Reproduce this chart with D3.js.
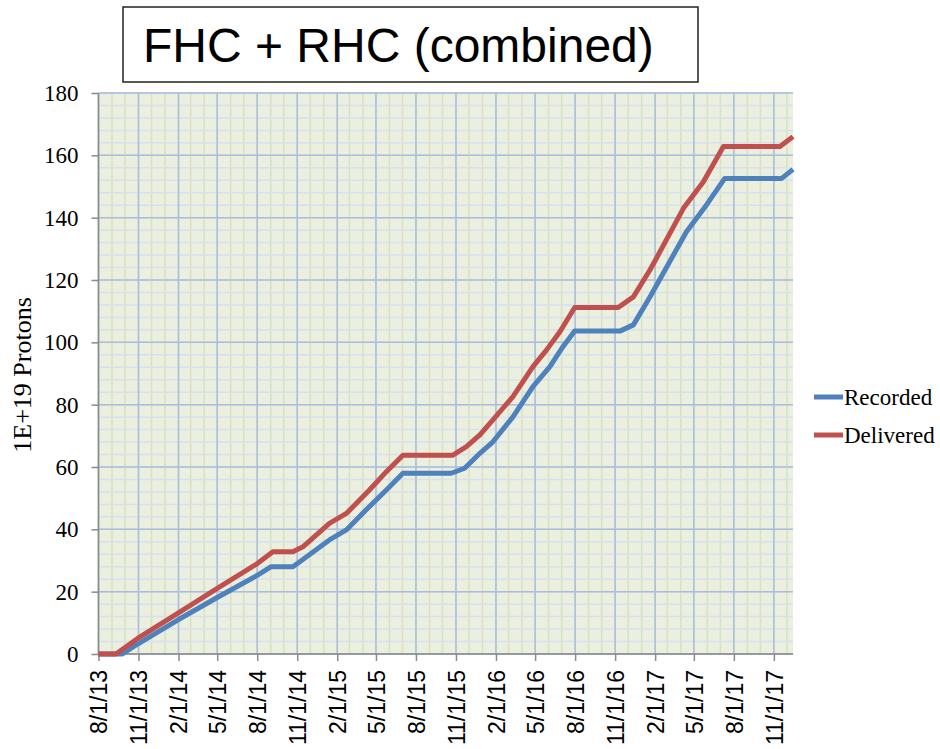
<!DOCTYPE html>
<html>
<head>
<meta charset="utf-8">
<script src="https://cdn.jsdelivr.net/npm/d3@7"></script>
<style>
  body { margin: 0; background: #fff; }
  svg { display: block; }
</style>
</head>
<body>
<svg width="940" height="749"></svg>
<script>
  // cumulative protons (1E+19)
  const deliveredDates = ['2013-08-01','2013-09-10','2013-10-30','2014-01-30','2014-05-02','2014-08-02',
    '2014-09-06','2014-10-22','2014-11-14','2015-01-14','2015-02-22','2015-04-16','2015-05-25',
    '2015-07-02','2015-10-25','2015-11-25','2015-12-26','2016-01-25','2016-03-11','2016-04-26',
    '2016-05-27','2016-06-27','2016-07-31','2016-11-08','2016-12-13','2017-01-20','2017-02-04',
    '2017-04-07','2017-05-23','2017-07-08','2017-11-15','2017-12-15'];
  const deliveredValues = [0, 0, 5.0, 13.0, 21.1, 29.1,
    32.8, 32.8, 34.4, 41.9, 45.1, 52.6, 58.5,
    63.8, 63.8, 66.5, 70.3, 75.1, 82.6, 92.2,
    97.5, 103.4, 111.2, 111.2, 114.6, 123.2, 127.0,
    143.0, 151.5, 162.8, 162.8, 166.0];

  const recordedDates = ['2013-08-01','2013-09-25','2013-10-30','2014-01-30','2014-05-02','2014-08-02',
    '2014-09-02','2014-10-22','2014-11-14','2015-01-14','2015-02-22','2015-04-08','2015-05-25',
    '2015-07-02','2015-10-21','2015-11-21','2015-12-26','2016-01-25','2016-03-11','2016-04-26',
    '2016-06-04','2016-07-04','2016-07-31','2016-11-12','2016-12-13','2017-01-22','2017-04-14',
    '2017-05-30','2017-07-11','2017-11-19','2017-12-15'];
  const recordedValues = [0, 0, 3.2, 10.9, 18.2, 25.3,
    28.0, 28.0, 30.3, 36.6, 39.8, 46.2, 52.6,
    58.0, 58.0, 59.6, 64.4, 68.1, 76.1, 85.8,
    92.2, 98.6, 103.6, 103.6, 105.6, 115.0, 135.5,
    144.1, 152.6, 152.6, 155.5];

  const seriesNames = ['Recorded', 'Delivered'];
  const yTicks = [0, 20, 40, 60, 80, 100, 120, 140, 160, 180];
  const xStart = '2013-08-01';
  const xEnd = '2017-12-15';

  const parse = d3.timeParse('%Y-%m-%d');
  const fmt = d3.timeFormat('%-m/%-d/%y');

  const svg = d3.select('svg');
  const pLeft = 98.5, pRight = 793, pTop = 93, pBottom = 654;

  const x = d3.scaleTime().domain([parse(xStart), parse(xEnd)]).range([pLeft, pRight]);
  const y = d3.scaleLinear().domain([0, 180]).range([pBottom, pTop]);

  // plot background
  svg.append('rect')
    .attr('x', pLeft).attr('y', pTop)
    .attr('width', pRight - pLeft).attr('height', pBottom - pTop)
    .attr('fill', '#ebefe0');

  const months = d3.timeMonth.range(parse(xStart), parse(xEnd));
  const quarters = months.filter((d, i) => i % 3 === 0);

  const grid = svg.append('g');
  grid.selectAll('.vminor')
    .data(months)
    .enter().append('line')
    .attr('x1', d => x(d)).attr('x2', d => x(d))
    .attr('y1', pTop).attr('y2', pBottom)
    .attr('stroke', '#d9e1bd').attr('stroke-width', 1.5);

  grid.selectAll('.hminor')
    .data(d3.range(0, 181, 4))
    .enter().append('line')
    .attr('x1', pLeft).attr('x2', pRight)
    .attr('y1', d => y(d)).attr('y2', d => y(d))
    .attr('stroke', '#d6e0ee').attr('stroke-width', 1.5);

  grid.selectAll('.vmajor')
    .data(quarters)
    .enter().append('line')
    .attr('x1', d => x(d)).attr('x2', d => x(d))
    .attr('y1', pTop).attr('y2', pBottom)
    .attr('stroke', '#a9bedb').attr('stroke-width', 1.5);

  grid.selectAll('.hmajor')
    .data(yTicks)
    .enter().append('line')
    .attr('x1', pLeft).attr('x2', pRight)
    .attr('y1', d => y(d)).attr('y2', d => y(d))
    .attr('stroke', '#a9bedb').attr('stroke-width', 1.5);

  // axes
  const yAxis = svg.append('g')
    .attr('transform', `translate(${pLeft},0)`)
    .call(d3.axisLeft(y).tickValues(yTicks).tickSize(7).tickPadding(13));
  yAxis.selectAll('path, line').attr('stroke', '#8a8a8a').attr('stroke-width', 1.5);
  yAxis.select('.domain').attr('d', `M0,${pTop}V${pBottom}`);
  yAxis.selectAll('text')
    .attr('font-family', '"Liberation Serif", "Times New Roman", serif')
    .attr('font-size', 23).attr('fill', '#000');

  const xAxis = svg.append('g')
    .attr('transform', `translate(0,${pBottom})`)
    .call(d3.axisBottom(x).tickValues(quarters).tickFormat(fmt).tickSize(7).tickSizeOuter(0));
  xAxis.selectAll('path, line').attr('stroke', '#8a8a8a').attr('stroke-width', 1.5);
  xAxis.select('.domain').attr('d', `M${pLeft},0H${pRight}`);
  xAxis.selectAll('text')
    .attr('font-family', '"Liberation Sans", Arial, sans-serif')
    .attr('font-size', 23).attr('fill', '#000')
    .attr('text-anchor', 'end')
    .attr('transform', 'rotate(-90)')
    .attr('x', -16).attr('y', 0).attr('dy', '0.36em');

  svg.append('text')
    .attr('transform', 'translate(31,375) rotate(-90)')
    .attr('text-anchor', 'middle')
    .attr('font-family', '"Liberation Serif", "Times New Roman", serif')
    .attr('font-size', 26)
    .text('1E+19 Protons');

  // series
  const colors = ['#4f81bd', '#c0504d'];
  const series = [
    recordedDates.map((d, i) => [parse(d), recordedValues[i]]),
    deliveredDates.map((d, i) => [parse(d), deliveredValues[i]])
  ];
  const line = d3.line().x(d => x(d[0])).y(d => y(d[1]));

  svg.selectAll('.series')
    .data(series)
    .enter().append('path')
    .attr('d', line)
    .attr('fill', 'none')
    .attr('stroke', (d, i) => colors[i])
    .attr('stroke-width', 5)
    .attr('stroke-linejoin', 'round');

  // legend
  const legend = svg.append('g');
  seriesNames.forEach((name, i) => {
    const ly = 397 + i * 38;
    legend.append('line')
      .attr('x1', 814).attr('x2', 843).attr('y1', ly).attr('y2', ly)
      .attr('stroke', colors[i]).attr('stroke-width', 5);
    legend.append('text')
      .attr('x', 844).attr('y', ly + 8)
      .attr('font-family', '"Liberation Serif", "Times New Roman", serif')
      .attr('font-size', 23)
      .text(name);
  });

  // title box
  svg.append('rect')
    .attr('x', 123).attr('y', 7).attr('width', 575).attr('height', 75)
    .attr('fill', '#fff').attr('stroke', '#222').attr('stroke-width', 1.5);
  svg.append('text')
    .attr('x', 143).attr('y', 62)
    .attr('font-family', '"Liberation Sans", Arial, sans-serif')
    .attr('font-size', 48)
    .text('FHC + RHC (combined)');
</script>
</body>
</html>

◆ Problem to solve ◆
Copy every line of the data exactly as written, excluding the pictures.

◆ The output ◆
Reproduce this chart with D3.js.
<!DOCTYPE html>
<html>
<head>
<meta charset="utf-8">
<script src="https://cdn.jsdelivr.net/npm/d3@7"></script>
<style>
  body { margin: 0; background: #fff; }
  svg { display: block; }
</style>
</head>
<body>
<svg width="940" height="749"></svg>
<script>
  // cumulative protons (1E+19)
  const deliveredDates = ['2013-08-01','2013-09-10','2013-10-30','2014-01-30','2014-05-02','2014-08-02',
    '2014-09-06','2014-10-22','2014-11-14','2015-01-14','2015-02-22','2015-04-16','2015-05-25',
    '2015-07-02','2015-10-25','2015-11-25','2015-12-26','2016-01-25','2016-03-11','2016-04-26',
    '2016-05-27','2016-06-27','2016-07-31','2016-11-08','2016-12-13','2017-01-20','2017-02-04',
    '2017-04-07','2017-05-23','2017-07-08','2017-11-15','2017-12-15'];
  const deliveredValues = [0, 0, 5.0, 13.0, 21.1, 29.1,
    32.8, 32.8, 34.4, 41.9, 45.1, 52.6, 58.5,
    63.8, 63.8, 66.5, 70.3, 75.1, 82.6, 92.2,
    97.5, 103.4, 111.2, 111.2, 114.6, 123.2, 127.0,
    143.0, 151.5, 162.8, 162.8, 166.0];

  const recordedDates = ['2013-08-01','2013-09-25','2013-10-30','2014-01-30','2014-05-02','2014-08-02',
    '2014-09-02','2014-10-22','2014-11-14','2015-01-14','2015-02-22','2015-04-08','2015-05-25',
    '2015-07-02','2015-10-21','2015-11-21','2015-12-26','2016-01-25','2016-03-11','2016-04-26',
    '2016-06-04','2016-07-04','2016-07-31','2016-11-12','2016-12-13','2017-01-22','2017-04-14',
    '2017-05-30','2017-07-11','2017-11-19','2017-12-15'];
  const recordedValues = [0, 0, 3.2, 10.9, 18.2, 25.3,
    28.0, 28.0, 30.3, 36.6, 39.8, 46.2, 52.6,
    58.0, 58.0, 59.6, 64.4, 68.1, 76.1, 85.8,
    92.2, 98.6, 103.6, 103.6, 105.6, 115.0, 135.5,
    144.1, 152.6, 152.6, 155.5];

  const seriesNames = ['Recorded', 'Delivered'];
  const yTicks = [0, 20, 40, 60, 80, 100, 120, 140, 160, 180];
  const xStart = '2013-08-01';
  const xEnd = '2017-12-15';

  const parse = d3.timeParse('%Y-%m-%d');
  const fmt = d3.timeFormat('%-m/%-d/%y');

  const svg = d3.select('svg');
  const pLeft = 98.5, pRight = 793, pTop = 93, pBottom = 654;

  const x = d3.scaleTime().domain([parse(xStart), parse(xEnd)]).range([pLeft, pRight]);
  const y = d3.scaleLinear().domain([0, 180]).range([pBottom, pTop]);

  // plot background
  svg.append('rect')
    .attr('x', pLeft).attr('y', pTop)
    .attr('width', pRight - pLeft).attr('height', pBottom - pTop)
    .attr('fill', '#ebefe0');

  const months = d3.timeMonth.range(parse(xStart), parse(xEnd));
  const quarters = months.filter((d, i) => i % 3 === 0);

  const grid = svg.append('g');
  grid.selectAll('.vminor')
    .data(months)
    .enter().append('line')
    .attr('x1', d => x(d)).attr('x2', d => x(d))
    .attr('y1', pTop).attr('y2', pBottom)
    .attr('stroke', '#d9e1bd').attr('stroke-width', 1.5);

  grid.selectAll('.hminor')
    .data(d3.range(0, 181, 4))
    .enter().append('line')
    .attr('x1', pLeft).attr('x2', pRight)
    .attr('y1', d => y(d)).attr('y2', d => y(d))
    .attr('stroke', '#d6e0ee').attr('stroke-width', 1.5);

  grid.selectAll('.vmajor')
    .data(quarters)
    .enter().append('line')
    .attr('x1', d => x(d)).attr('x2', d => x(d))
    .attr('y1', pTop).attr('y2', pBottom)
    .attr('stroke', '#a9bedb').attr('stroke-width', 1.5);

  grid.selectAll('.hmajor')
    .data(yTicks)
    .enter().append('line')
    .attr('x1', pLeft).attr('x2', pRight)
    .attr('y1', d => y(d)).attr('y2', d => y(d))
    .attr('stroke', '#a9bedb').attr('stroke-width', 1.5);

  // axes
  const yAxis = svg.append('g')
    .attr('transform', `translate(${pLeft},0)`)
    .call(d3.axisLeft(y).tickValues(yTicks).tickSize(7).tickPadding(13));
  yAxis.selectAll('path, line').attr('stroke', '#8a8a8a').attr('stroke-width', 1.5);
  yAxis.select('.domain').attr('d', `M0,${pTop}V${pBottom}`);
  yAxis.selectAll('text')
    .attr('font-family', '"Liberation Serif", "Times New Roman", serif')
    .attr('font-size', 23).attr('fill', '#000');

  const xAxis = svg.append('g')
    .attr('transform', `translate(0,${pBottom})`)
    .call(d3.axisBottom(x).tickValues(quarters).tickFormat(fmt).tickSize(7).tickSizeOuter(0));
  xAxis.selectAll('path, line').attr('stroke', '#8a8a8a').attr('stroke-width', 1.5);
  xAxis.select('.domain').attr('d', `M${pLeft},0H${pRight}`);
  xAxis.selectAll('text')
    .attr('font-family', '"Liberation Sans", Arial, sans-serif')
    .attr('font-size', 23).attr('fill', '#000')
    .attr('text-anchor', 'end')
    .attr('transform', 'rotate(-90)')
    .attr('x', -16).attr('y', 0).attr('dy', '0.36em');

  svg.append('text')
    .attr('transform', 'translate(31,375) rotate(-90)')
    .attr('text-anchor', 'middle')
    .attr('font-family', '"Liberation Serif", "Times New Roman", serif')
    .attr('font-size', 26)
    .text('1E+19 Protons');

  // series
  const colors = ['#4f81bd', '#c0504d'];
  const series = [
    recordedDates.map((d, i) => [parse(d), recordedValues[i]]),
    deliveredDates.map((d, i) => [parse(d), deliveredValues[i]])
  ];
  const line = d3.line().x(d => x(d[0])).y(d => y(d[1]));

  svg.selectAll('.series')
    .data(series)
    .enter().append('path')
    .attr('d', line)
    .attr('fill', 'none')
    .attr('stroke', (d, i) => colors[i])
    .attr('stroke-width', 5)
    .attr('stroke-linejoin', 'round');

  // legend
  const legend = svg.append('g');
  seriesNames.forEach((name, i) => {
    const ly = 397 + i * 38;
    legend.append('line')
      .attr('x1', 814).attr('x2', 843).attr('y1', ly).attr('y2', ly)
      .attr('stroke', colors[i]).attr('stroke-width', 5);
    legend.append('text')
      .attr('x', 844).attr('y', ly + 8)
      .attr('font-family', '"Liberation Serif", "Times New Roman", serif')
      .attr('font-size', 23)
      .text(name);
  });

  // title box
  svg.append('rect')
    .attr('x', 123).attr('y', 7).attr('width', 575).attr('height', 75)
    .attr('fill', '#fff').attr('stroke', '#222').attr('stroke-width', 1.5);
  svg.append('text')
    .attr('x', 143).attr('y', 62)
    .attr('font-family', '"Liberation Sans", Arial, sans-serif')
    .attr('font-size', 48)
    .text('FHC + RHC (combined)');
</script>
</body>
</html>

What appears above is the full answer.